8.4 Other (mis-)interpretations of p-values

8.4.1 P-values as decision rules

Traditionally, hypothesis tests have been thought of as a means to make decisions. In this paradigm, a cut-off (typically p<0.05) is chosen. If the p-value is smaller than the chosen cut-off, the null hypothesis is rejected. If the p-value is above the cut-off then the null hypothesis is accepted. This leads to the terminology of:

  • “Type I error”, rejecting the null hypothesis when it is true

  • “Type II error”, accepting the null hypothesis when it is false

Linked to this approach is the habit of labelling p-values < 0.05 as “significant” and those larger as “non-significant”.

There are some instances where this decision-making paradigm seems appropriate. Some health data science research is indeed concerned with decision making. For example, we may wish to carry out a trial to assess whether a particular clinical decision support system improves the clinicians’ ability to detect malignant tumours. However much health data science research is not, at least directly, concerned with decision making. For example if we carry out an epidemiological study in which we relate risk of a particular disease to gender, we do this because we are interested in understanding the aetiology of the disease, not because we want to assess whether to modify gender! For this reason many researchers regard p-values as a measure of strength of evidence against the null hypothesis, rather than as an aid to decision making.

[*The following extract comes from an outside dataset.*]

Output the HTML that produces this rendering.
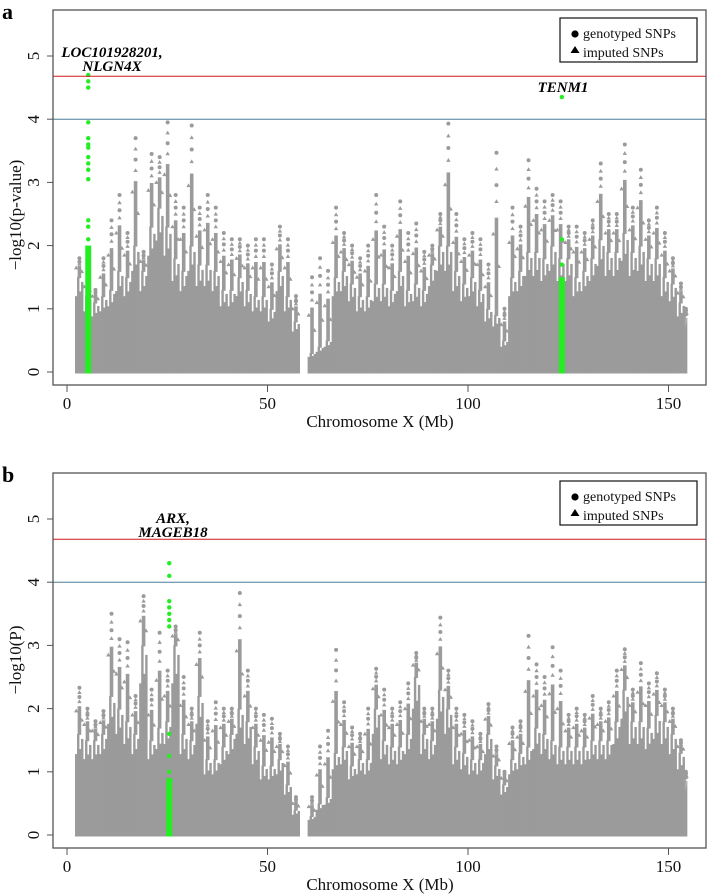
<!DOCTYPE html>
<html><head><meta charset="utf-8">
<style>
html,body{margin:0;padding:0;background:#fff;}
svg{display:block;font-family:"Liberation Serif",serif;}
</style></head>
<body>
<svg id="chart" width="709" height="896" viewBox="0 0 709 896" xmlns="http://www.w3.org/2000/svg"></svg>
<script>
// ---- data (2 Mb bins starting at binStarts) ----
const binStarts = [2,4,6,8,10,12,14,16,18,20,22,24,26,28,30,32,34,36,38,40,42,44,46,48,50,52,54,56,58,60,62,64,66,68,70,72,74,76,78,80,82,84,86,88,90,92,94,96,98,100,102,104,106,108,110,112,114,116,118,120,122,124,126,128,130,132,134,136,138,140,142,144,146,148,150,152,154];
const denseA = [1.5,1.2,1.1,1.2,1.3,1.6,1.5,2.0,1.6,2.3,2.6,2.3,1.8,1.6,2.0,1.7,1.7,1.6,1.3,1.3,1.5,1.3,1.2,1.2,1.0,1.6,1.2,0.8,0,0.3,0.4,0.5,1.5,1.6,1.4,1.2,1.2,1.4,1.4,1.3,1.6,1.3,1.4,1.3,1.7,2.0,2.0,1.6,1.4,1.5,1.3,1.0,0.9,0.5,1.5,1.6,1.9,1.9,1.8,2.0,1.8,1.8,1.5,1.6,1.8,2.1,1.9,1.9,2.2,1.9,2.0,1.8,1.8,1.5,1.4,1.1,0.9];
const peakA = [1.8,1.5,1.3,1.8,2.4,2.8,2.2,3.7,1.9,3.45,3.4,3.95,2.8,2.6,3.9,2.6,2.8,2.6,2.2,2.1,2.1,2.0,2.1,2.1,1.7,2.3,2.1,1.2,0,1.5,1.8,1.6,2.6,2.2,2.0,1.8,2.0,2.8,2.3,2.0,2.7,2.2,2.35,1.9,2.0,2.5,3.93,2.5,2.1,2.2,2.1,1.7,3.47,1.0,2.6,2.3,3.35,2.9,2.7,2.8,2.7,2.3,2.3,2.2,2.4,3.3,2.5,2.5,3.6,2.6,3.2,2.4,2.6,2.2,1.8,1.4,1.0];
const denseB = [1.6,1.5,1.5,1.6,2.2,2.0,1.8,1.6,3.0,1.5,1.7,1.8,3.0,1.6,1.5,2.2,1.2,1.2,1.4,1.6,2.0,1.8,1.4,1.1,1.1,1.2,0.8,0.4,0,0.3,0.5,0.6,1.3,1.4,1.1,1.2,1.2,2.0,1.5,1.4,1.4,1.6,2.5,1.6,1.5,2.3,2.0,1.4,1.3,1.2,1.2,1.6,1.1,0.8,1.2,1.3,1.4,1.7,1.6,1.5,1.4,1.4,1.4,1.4,1.5,1.5,1.5,1.8,2.3,1.8,1.8,1.7,1.9,1.8,1.6,1.3,0.9];
const peakB = [2.33,2.0,1.8,1.96,3.5,3.1,3.05,2.2,3.78,2.3,3.2,2.6,3.3,2.5,2.0,3.2,1.8,2.1,2.0,2.0,3.83,2.6,2.0,1.9,1.84,1.6,1.4,0.6,0,0.6,1.4,1.65,2.93,2.1,1.7,1.6,2.0,2.63,2.3,2.0,2.1,2.4,2.88,2.0,2.0,3.44,2.6,2.0,1.9,1.8,1.6,2.07,1.4,1.0,1.7,1.8,3.15,2.7,2.5,2.97,2.6,1.9,2.0,1.9,2.2,2.0,2.1,2.6,2.94,2.3,2.72,2.4,2.56,2.3,2.0,1.5,1.0];
// highlighted loci
const hitPosA = [5.3, 123.4];
const hitDenseA = [2.0, 1.5];
const hitPointsA = [[2.1,2.3,2.4,3.05,3.2,3.3,3.4,3.55,3.6,3.7,3.95,4.5,4.6,4.7],[1.7,2.1,4.35]];
const hitPosB = [25.5];
const hitDenseB = [0.9];
const hitPointsB = [[1.0,1.25,1.6,3.3,3.4,3.5,3.6,3.7,4.1,4.3]];
const xTicks = [0,50,100,150];
const yTicks = [0,1,2,3,4,5];
const sigLine = 4.68, sugLine = 4.0;
const chrEnd = 154.6;

const NS="http://www.w3.org/2000/svg";
const svg=document.getElementById('chart');
function mk(tag,attrs,parent){const e=document.createElementNS(NS,tag);for(const k in attrs)e.setAttribute(k,attrs[k]);(parent||svg).appendChild(e);return e;}
const GRAY='#9b9b9b';

function panel(cfg){
  const g=mk('g',{});
  
  
  const L=53,R=706,T=cfg.top,B=cfg.top+375,y0=cfg.top+362,unit=63.2;
  const xs=mb=>67+4.01*mb, ys=v=>y0-v*unit;
  const shapes=[0.8,1,0.85,0.95];
  binStarts.forEach((s,i)=>{
    const d=cfg.dense[i], p=cfg.peak[i];
    if(p<=0) return;
    const w=Math.min(2,chrEnd-s);
    // jagged base columns
    shapes.forEach((f,j)=>{
      const sx=xs(s+j*w/4);
      const r=mk('rect',{x:sx,y:ys(d*f),width:4.01*w/4+0.4,height:d*f*unit+1.5,fill:GRAY},g);
      
      
    });
    // stacked column of markers towards the peak
    const cx=xs(s+w*0.55);
    const top=d+(p-d)*0.6;
    const col=mk('rect',{x:cx-1.8,y:ys(top),width:3.6,height:(top-d)*unit+1,fill:GRAY},g);
    
    
    [0.7,0.8,0.9,1].forEach((f,j)=>{
      const v=d+(p-d)*f;
      const tri=j%2===0;
      const m = tri ? mk('path',{d:`M${cx},${ys(v)-2.2} l2.2,3.8 l-4.4,0 z`,fill:GRAY},g)
                    : mk('circle',{cx:cx,cy:ys(v),r:2,fill:GRAY},g);
      
      
    });
    [0.3,0.5].forEach((f,j)=>{
      const v=d+(p-d)*f;
      const px=xs(s+w*(j?0.15:0.85));
      const m=mk('path',{d:`M${px},${ys(v)-2.2} l2.2,3.8 l-4.4,0 z`,fill:GRAY},g);
      
      
    });
  });
  // highlighted loci
  cfg.hitPos.forEach((pos,i)=>{
    const r=mk('rect',{x:xs(pos)-3,y:ys(cfg.hitDense[i]),width:6,height:cfg.hitDense[i]*unit+1.5,fill:'#22ee22'},g);
    
    
    cfg.hitPoints[i].forEach((v,j)=>{
      const c=mk('circle',{cx:xs(pos),cy:ys(v),r:2.2,fill:'#22ee22'},g);
      
      
    });
  });
  // threshold lines
  const l1=mk('line',{x1:L,x2:R,y1:ys(sigLine),y2:ys(sigLine),stroke:'#d01818','stroke-width':1},g);
  
  
  const l2=mk('line',{x1:L,x2:R,y1:ys(sugLine),y2:ys(sugLine),stroke:'#4a7f98','stroke-width':1},g);
  
  
  const bx=mk('rect',{x:L,y:T,width:R-L,height:B-T,fill:'none',stroke:'#555','stroke-width':1.3},g);
  
  
  yTicks.forEach(t=>{
    const tl=mk('line',{x1:L-6,x2:L,y1:ys(t),y2:ys(t),stroke:'#555'},g);
    
    
    const tx=mk('text',{x:0,y:0,transform:`translate(39,${ys(t)}) rotate(-90)`,'text-anchor':'middle','font-size':17,fill:'#111'},g);
    tx.textContent=t;
    
    
  });
  xTicks.forEach(t=>{
    const tl=mk('line',{x1:xs(t),x2:xs(t),y1:B,y2:B+7,stroke:'#555'},g);
    
    
    const tx=mk('text',{x:xs(t),y:B+24,'text-anchor':'middle','font-size':17,fill:'#111'},g);
    tx.textContent=t;
    
    
  });
  const xl=mk('text',{x:380,y:B+42,'text-anchor':'middle','font-size':17,fill:'#111'},g);
  xl.textContent='Chromosome X (Mb)';
  
  
  const yl=mk('text',{x:0,y:0,transform:`translate(21,${cfg.ylabelY}) rotate(-90)`,'text-anchor':'middle','font-size':17,fill:'#111'},g);
  yl.textContent=cfg.ylabel;
  
  
  const pl=mk('text',{x:2,y:T+9,'font-size':22,'font-weight':'bold',fill:'#000'},g);
  pl.textContent=cfg.letter;
  
  
  const lg=mk('g',{},g);
  
  
  mk('rect',{x:560,y:T+8,width:137,height:44,fill:'#fff',stroke:'#111','stroke-width':1.2},lg);
  mk('circle',{cx:575,cy:T+24,r:3.6,fill:'#000'},lg);
  mk('path',{d:`M575,${T+36} l4.5,7 l-9,0 z`,fill:'#000'},lg);
  const t1=mk('text',{x:583,y:T+28,'font-size':14,fill:'#111'},lg); t1.textContent='genotyped SNPs';
  
  
  const t2=mk('text',{x:583,y:T+47,'font-size':14,fill:'#111'},lg); t2.textContent='imputed SNPs';
  
  
  cfg.genes.forEach(gn=>{
    gn.lines.forEach((ln,k)=>{
      const tx=mk('text',{x:gn.x,y:gn.y+k*14,'text-anchor':'middle','font-size':15,'font-weight':'bold','font-style':'italic',fill:'#000'},g);
      tx.textContent=ln;
      
      
    });
  });
}
panel({name:'panel-a',top:10,letter:'a',ylabel:'\u2212log10(p-value)',ylabelY:215,dense:denseA,peak:peakA,
  hitPos:hitPosA,hitDense:hitDenseA,hitPoints:hitPointsA,
  genes:[{x:112,y:57,lines:['LOC101928201,','NLGN4X']},{x:563,y:92,lines:['TENM1']}]});
panel({name:'panel-b',top:473,letter:'b',ylabel:'\u2212log10(P)',ylabelY:660,dense:denseB,peak:peakB,
  hitPos:hitPosB,hitDense:hitDenseB,hitPoints:hitPointsB,
  genes:[{x:173,y:523,lines:['ARX,','MAGEB18']}]});
</script>
</body></html>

In general, we do not advocate any approach which dichotomises p-values. There is very little difference, in terms of the information contained about the population parameter, between the two p-values of \(p=0.049\) and \(p=0.051\). Therefore it seems counter-intuitive to make very different decisions based on these p-values.

P-values represent an area of substantial philosophical controversy in statistics. We choose to interpret the p-value as a measure of strength of evidence against the null hypothesis. It should, however, be pointed out that some statisticians advocate strongly against this interpretation.

In much health data science research, we are interested in knowing more about a particular population parameter. Many health data scientists, therefore, choose to focus on obtaining and interpreting estimates and confidence intervals rather than calculating p-values.

8.4.2 Misinterpretations of p-values

The p-value is the subject of a lot of argument, debate and controversy, both within the statistical world and beyond. The following warn against some common misinterpretations and mis-uses of p-values:

Do not:
- believe that an association or effect exists just because it was statistically significant.
- conclude that an association or effect is absent just because it was not statistically significant.
- base conclusions solely on whether an association or effect was statistically significant or not.
- conclude anything about scientific or practical importance based on statistical significance (or lack thereof).
- interpret a p-value as the probability that chance alone produced the observed association or effect or the probability that the null hypothesis is true.

Importantly, statistical significance was never meant to imply scientific or clinical importance. As well as the p-value, always consider the estimated effect of the population parameter of interest and its confidence interval. These will often provide more insight than the p-value alone.